Cotton is one of the main cash crops in the country. About 40% of the national population – more than 18 million people – depend on the cotton supply chain for their daily subsistence. Cultivation is predominantly carried out by smallholder farmers and is totally dependent on rainfall. The annual cotton production is strongly influenced by the pollution pattern and the price of cotton set by producers in the previous season. Cotton has been cultivated in Tanzania for more than a century and is among the key products that can help the Tanzania to become an industrialized country by 2025.
In 2019, the country validated the diagnosis produced by the Centre of Excellence, public institutions and entities in the cotton sector in Tanzania. The focus of the Beyond Cotton project in the country is to train and equip technicians from local institutions and smallholder farmers so that they also start to produce and sell food, a model that is known as intercropping crops.
Among the priorities pointed out during this technical visit is the increase in the value of cotton by-products, such as oil, which is extracted from the seed. In Tanzania, there was once a tradition of consuming cotton oil, but the product ended up being replaced by other oils, such as palm and sunflower oils. Another priority will be to encourage the sale of food produced in a consortium model to local markets. The WFP office in Tanzania carries out various humanitarian aid activities in the region and providing food from intercropped cultures to refugee camps is a potential opportunity identified during the workshop.
Over the next few months, the Centre of Excellence will identify, with the Brazilian Cooperation Agency, a cooperating Brazilian institution that will work together with the government of Tanzania and the local WFP office to implement the project in the country. At the same time, the Tanzania task force, involving all public actors and organizations, will meet, validate the results of the workshop and prepare for the new field visit, scheduled for 2020.

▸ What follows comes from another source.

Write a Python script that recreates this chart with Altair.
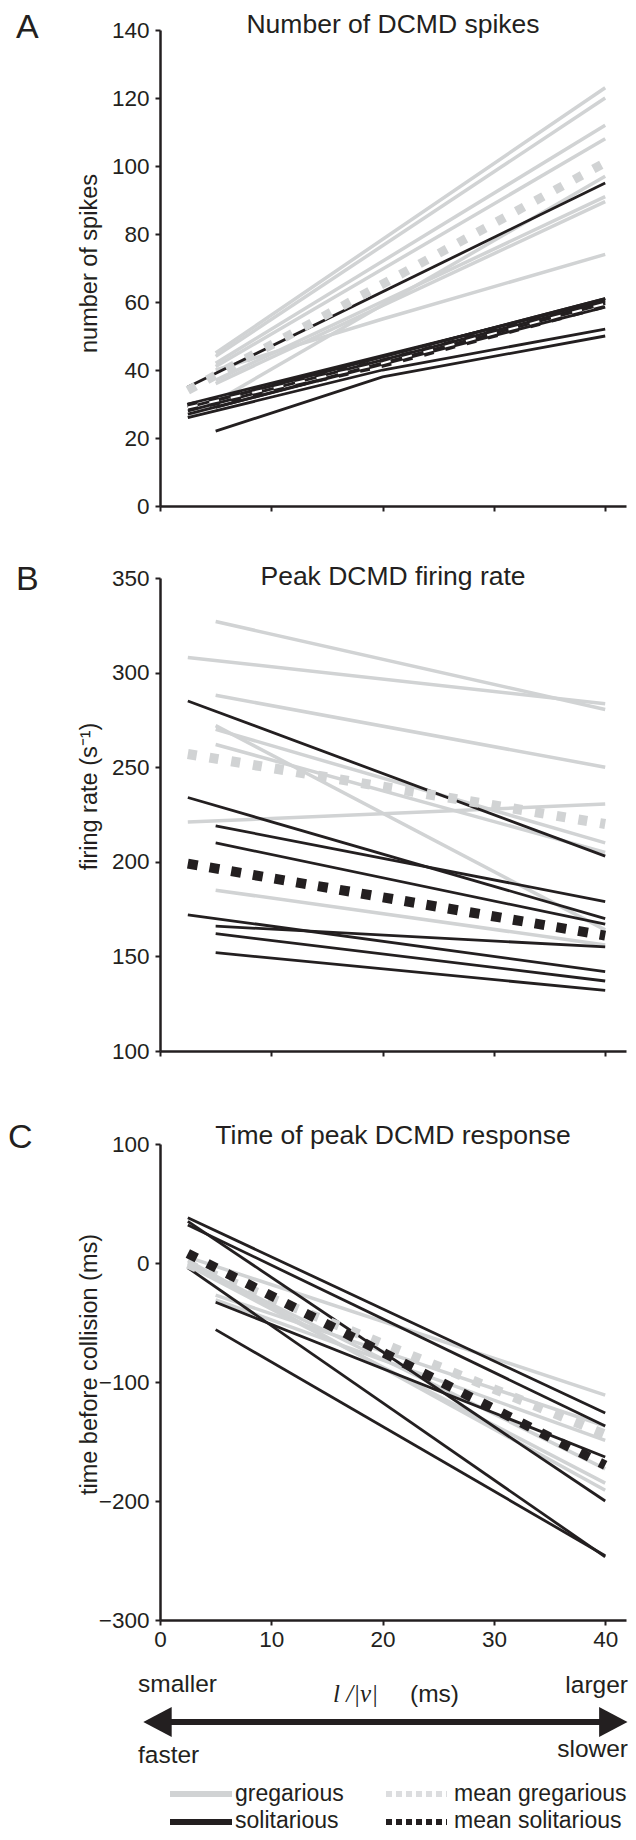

The cotton culture declined significantly after Kenya adopted structural adjustment programmes imposed by the International Monetary Fund (IMF), which resulted in an almost totally open and liberalized regime in the sector and an expressive privatization program. Consequently, there has been a sharp drop in domestic industrial demand for fibre, in addition to a drastic reduction in the budgetary resources available for the promotion of culture and financing of the system. Despite this, the sector was identified as an important future economic factor. According to the country’s Agricultural and Food Authority, cotton production in Kenya can support up to 200,000 farmers, with the potential to benefit eight million people in the areas affected by draught.
In 2019, the Beyond Cotton project team visited the country to share the project’s strategy with potential partners and discuss its insertion in national programmes currently being implemented both by the government and the WFP country office. Since then, WFP Centre of Excellence against Hunger has been talking with the local government about the best way to start the project in the country. After discussions at the XII Brazilian Cotton Conference, the government expressed its commitment to support the elaboration of the Diagnosis of the Cotton Sector in the country.